Thomas Jacobs – View Profile
When people hear block puzzles and torch puzzles they tend to think simple puzzles that can be solved in a matter of seconds or are just a matter of moving to the right spot. Block puzzles can be so much more than that: just ask any older gamer about Sokoban. Even in The Legend of Zelda there have been a number of variations of the ol’ block puzzle. From the pushing of the triangles to get to the Master Sword in Wind Waker, the blocks on ice in Twilight Princess’ Snowpeak Ruins or even that one massively annoying statue you had to push in the Ice Palace in A Link to the Past that drove many a player to frenzied bouts of autocannibalistic frustration. Unless you went to Misery Mire first and got the Cane of Somaria so you could just skip that puzzle, of course. As for torch puzzles, they come in many flavors: Link lighting a stick on fire and getting from one fire to the next (with or without a time limit), lining up fire scones and lighting them on fire in a single shot from a fire arrow, being able to get to a place to light your fire without getting your fire source put out: there are a plethora of ways to do this. So they could remain in the series as the most basic of puzzles, but the series has shown that by using them in fresh and interesting ways they can remain fun to play.
Alexis Anderson – View Profile
Absolutely! Torch and block puzzles are the foundation of this great establishment and it would not be the same without. I jest, but in all honestly I would be greatly disappointed to play a Zelda game and not come across a torch or block puzzle. They’re so simple that they can be incorporated as filler puzzles when developers are under crunch time, the majority can occupy early temples to ease players into Zelda puzzle styles, or they can simply lead to hidden caves and be parts of side-quests that doesn’t need to be complex. I feel smaller puzzles like these are really important in Zelda games for the player to feel as though he or she is progressing at a faster rate; interspersed with more complex puzzles they give the game a much more enjoyable pace. And in all honesty, the amount of secrets I uncover because I’m suspicious of every torch I see makes me incredibly happy– they’re like treats for devoting so much memory storage to rather insignificant video game element.

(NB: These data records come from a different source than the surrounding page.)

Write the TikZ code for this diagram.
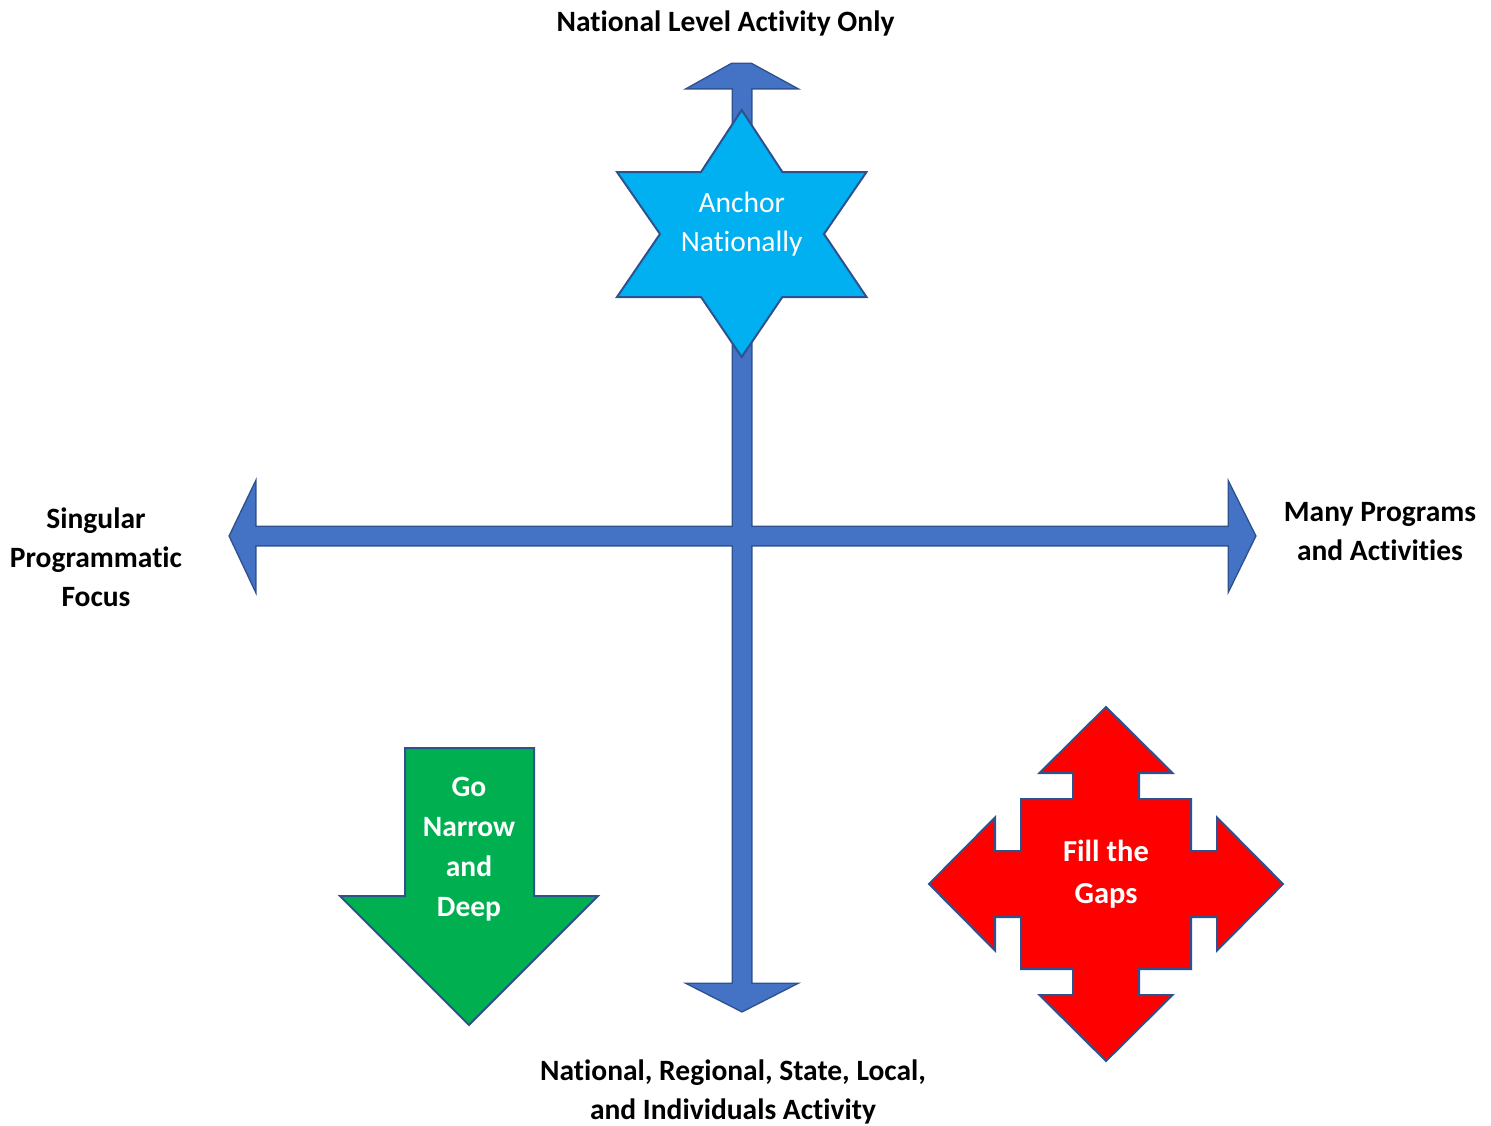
\documentclass[tikz,border=0pt]{standalone}
\usepackage{fontspec}
\setmainfont[Ligatures=NoCommon]{Carlito}
\definecolor{axisblue}{HTML}{4472C4}
\definecolor{edgeblue}{HTML}{2F528F}
\definecolor{starblue}{HTML}{00B0F0}
\definecolor{arrgreen}{HTML}{00B050}
\definecolor{arrred}{HTML}{FF0000}
\begin{document}
\begin{tikzpicture}[x=1pt,y=-1pt,
  lbl/.style={font=\fontsize{29.5}{39}\selectfont\bfseries, align=center, text=black, inner sep=0pt},
  inlbl/.style={font=\fontsize{29.5}{40}\selectfont\bfseries, align=center, text=white, inner sep=0pt},
  shapeedge/.style={draw=edgeblue, line width=2pt, line join=miter}]
\useasboundingbox (0,0) rectangle (1491,1125);

% axes: outline first (double width), then fill -> merged outline
\def\vaxis{(733,88) -- (689,88) -- (732,64) -- (751,64) -- (795,88) -- (751,88) -- (751,984) -- (795,984) -- (742,1011) -- (689,984) -- (733,984) -- cycle}
\def\haxis{(255,527) -- (255,484) -- (230,536) -- (255,589) -- (255,545) -- (1229,545) -- (1229,589) -- (1255,536) -- (1229,484) -- (1229,527) -- cycle}
\draw[draw=edgeblue, line width=3pt, line join=miter] \vaxis;
\draw[draw=edgeblue, line width=3pt, line join=miter] \haxis;
\fill[axisblue] \vaxis;
\fill[axisblue] \haxis;

% star
\draw[shapeedge, fill=starblue] (741.7,110) -- (701,172) -- (617,172) -- (660,234) -- (617,297) -- (701,297) -- (741.7,357) -- (782.4,297) -- (866.5,297) -- (824,234) -- (866.5,172) -- (782.4,172) -- cycle;
\node[font=\fontsize{29.5}{39}\selectfont, align=center, text=white, inner sep=0pt] (anchor) at (741.7,224) {Anchor\\Nationally};

% green arrow
\draw[shapeedge, fill=arrgreen] (405,748) -- (534,748) -- (534,896) -- (598,896) -- (469,1025) -- (340,896) -- (405,896) -- cycle;
\node[inlbl] (narrow) at (469,849) {Go\\Narrow\\and\\Deep};

% red four-way arrow
\begin{scope}[shift={(1106,884)}]
\draw[shapeedge, fill=arrred] (0,-177) -- (66.5,-111) -- (33,-111) -- (33,-85) -- (85,-85) -- (85,-33) -- (111,-33) -- (111,-66.5) -- (177,0) -- (111,66.5) -- (111,33) -- (85,33) -- (85,85) -- (33,85) -- (33,111) -- (66.5,111) -- (0,177) -- (-66.5,111) -- (-33,111) -- (-33,85) -- (-85,85) -- (-85,33) -- (-111,33) -- (-111,66.5) -- (-177,0) -- (-111,-66.5) -- (-111,-33) -- (-85,-33) -- (-85,-85) -- (-33,-85) -- (-33,-111) -- (-66.5,-111) -- cycle;
\end{scope}
\node[inlbl, font=\fontsize{30.5}{42}\selectfont\bfseries] (gaps) at (1106,874) {Fill the\\Gaps};

% axis labels
\node[lbl] (top) at (725.5,23) {National Level Activity Only};
\node[lbl] (left) at (96,557) {Singular\\Programmatic\\Focus};
\node[lbl] (right) at (1380,532) {Many Programs\\and Activities};
\node[lbl] (bottom) at (733,1092) {National, Regional, State, Local,\\and Individuals Activity};
\end{tikzpicture}
\end{document}
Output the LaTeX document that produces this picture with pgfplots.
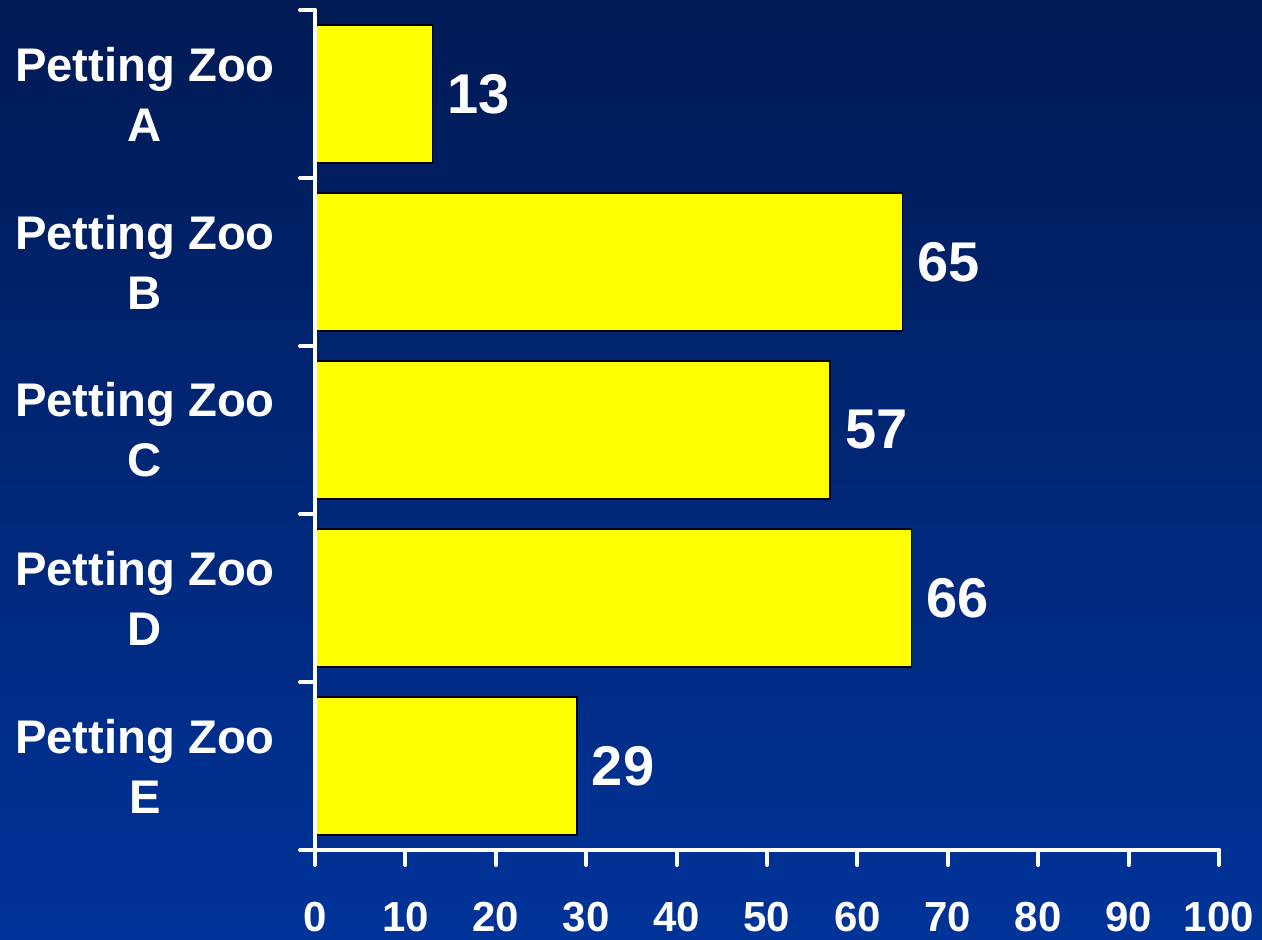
\documentclass[border=0pt]{standalone}
\usepackage{pgfplots}
\pgfplotsset{compat=1.18}
\usepackage{fontspec}
\setmainfont{Liberation Sans}
\definecolor{bgtop}{RGB}{0,26,84}
\definecolor{bgbot}{RGB}{0,51,153}
\definecolor{baryellow}{RGB}{255,255,0}
\begin{document}
\begin{tikzpicture}
\path[use as bounding box, top color=bgtop, bottom color=bgbot] (-157.5pt,-44.5pt) rectangle (473.5pt,425pt);
\begin{axis}[
  at={(0,0)}, anchor=south west,
  scale only axis, width=452pt, height=420pt,
  xbar, bar width=0.82,
  xmin=0, xmax=100, ymin=-0.5, ymax=4.5,
  axis x line=bottom, axis y line=left,
  axis on top,
  axis line style={-, white, line width=2pt, line cap=round},
  xtick={0,10,...,100},
  ytick={-0.5,0.5,1.5,2.5,3.5,4.5},
  yticklabels={},
  extra y ticks={0,1,2,3,4},
  extra y tick labels={{Petting Zoo\\E},{Petting Zoo\\D},{Petting Zoo\\C},{Petting Zoo\\B},{Petting Zoo\\A}},
  extra tick style={major tick length=0pt},
  tick align=outside,
  major tick length=7.5pt,
  every tick/.style={white, line width=2pt, line cap=round},
  xticklabel style={font=\bfseries\fontsize{21}{25}\selectfont, text=white, anchor=north, inner sep=0pt, yshift=-18.5pt},
  yticklabel style={font=\bfseries\fontsize{23.6}{30}\selectfont, text=white, align=center, anchor=center, inner sep=0pt, xshift=-85pt},
  /pgf/number format/assume math mode=true,
  point meta=x,
  nodes near coords,
  nodes near coords style={font=\bfseries\fontsize{28}{32}\selectfont, text=white, anchor=west, inner sep=0pt, xshift=7pt},
  clip=false,
]
\addplot[fill=baryellow, draw=black, line width=0.8pt] coordinates {(29,0) (66,1) (57,2) (65,3) (13,4)};
\end{axis}
\end{tikzpicture}
\end{document}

Josh Tasaico – View Profile
I believe that they should keep torch and block puzzles mainly because they aren’t too difficult and are good for throwing in the first dungeon or two just to ease new players into the game. We’ve had block puzzles since the beginning and I don’t think that there is a Zelda game to date that doesn’t feature these types of puzzles, so why change that now? Simple puzzles are a nice change of pace in comparison to the much more complex puzzles that you find in later dungeons.